Interestingly, Bear Island was a notably expensive film for its time, particularly as a British/Canadian co-production. Its budget hovered around $9.5 million (that's easily over $35 million in today's money), a significant investment aimed at creating a large-scale spectacle. You see that budget in the impressive location work, the ship sequences, and the practical effects used for avalanches and explosions. While perhaps not always seamless by modern CGI standards, there's a tactile reality to these effects that resonates with the VHS era aesthetic. Remember watching those snowmobile chases and thinking they looked genuinely dangerous? They probably were! Despite the investment and star power, however, the film didn't quite ignite the box office, perhaps struggling to find its audience amidst the changing cinematic landscape at the turn of the decade.
Watching Bear Island today is an interesting experience. The pacing can feel a bit deliberate compared to modern thrillers, and the plot requires a certain suspension of disbelief, particularly regarding the motivations and the ease with which deadly 'accidents' occur in such a confined group. Yet, there's an undeniable charm to its earnestness, its commitment to practical filmmaking in challenging environments, and the sheer pleasure of seeing actors of this caliber tackle a pulpy adventure. The central mystery retains its grip, and the gradual uncovering of the island's dark past still provides satisfying twists. It might not be the absolute pinnacle of MacLean adaptations, lacking the nail-biting tension of Where Eagles Dare (1968) perhaps, but it stands as a sturdy, atmospheric example of the genre.
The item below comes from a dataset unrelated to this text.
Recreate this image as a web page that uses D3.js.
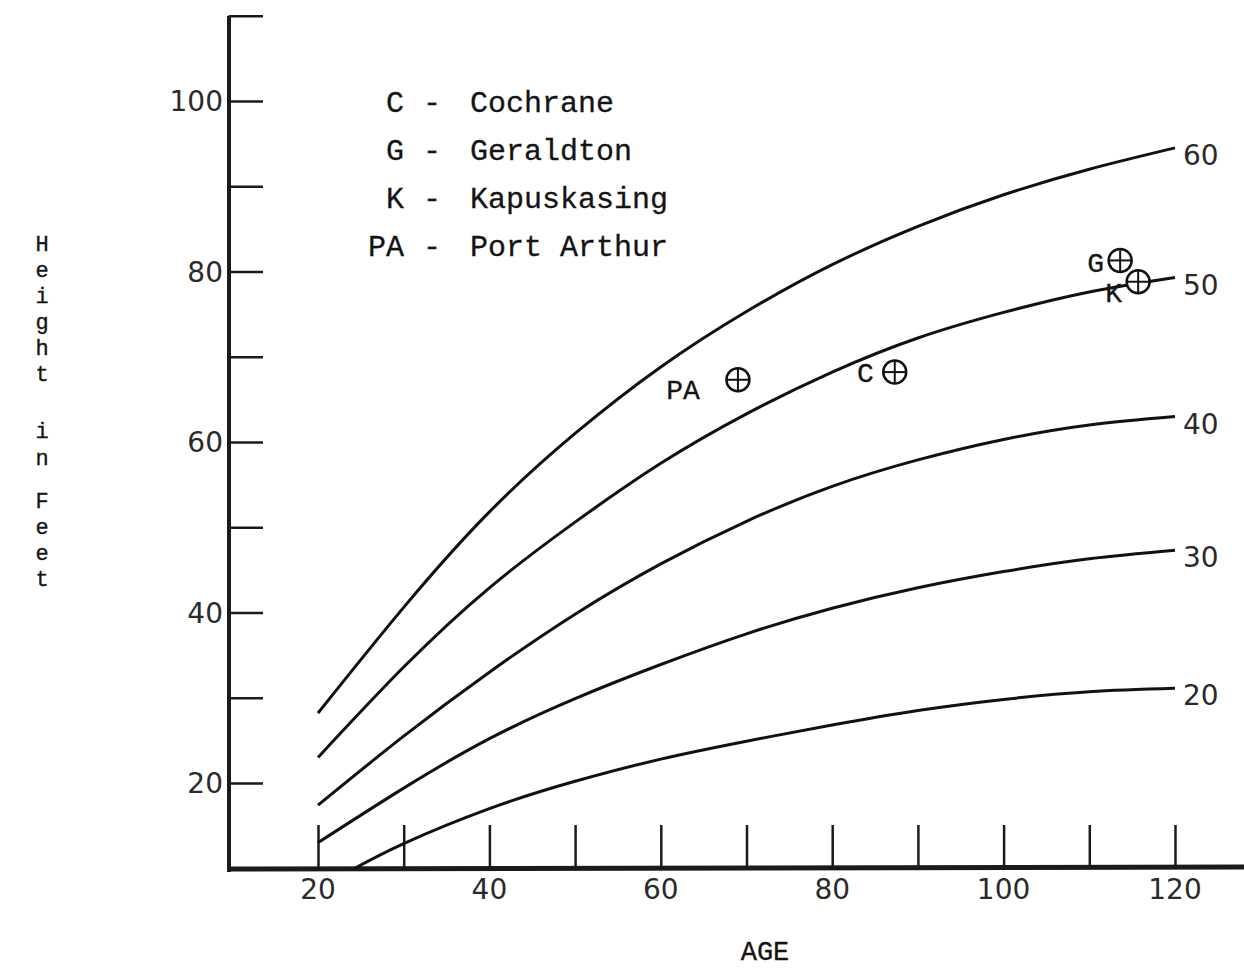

It makes you wonder, doesn't it, about the stories old landscapes keep?
This score reflects a film that is solidly entertaining, visually impressive in its use of stark locations, and significantly boosted by its heavyweight cast. Sutherland, Redgrave, and Widmark deliver committed performances that ground the sometimes unwieldy plot. While the pacing occasionally lags and the script juggles perhaps one too many thriller tropes, the core MacLean mystery and the palpable sense of Arctic isolation make it a worthwhile watch, especially for fans of 70s adventure cinema. It might require a little patience, but the payoff – a blend of espionage, survival, and buried secrets – feels earned.
It's a quintessential late-night VHS discovery – maybe not a masterpiece, but a film that transports you to a cold, dangerous place alongside characters you genuinely invest in, leaving you with the satisfying chill of a mystery solved against formidable odds.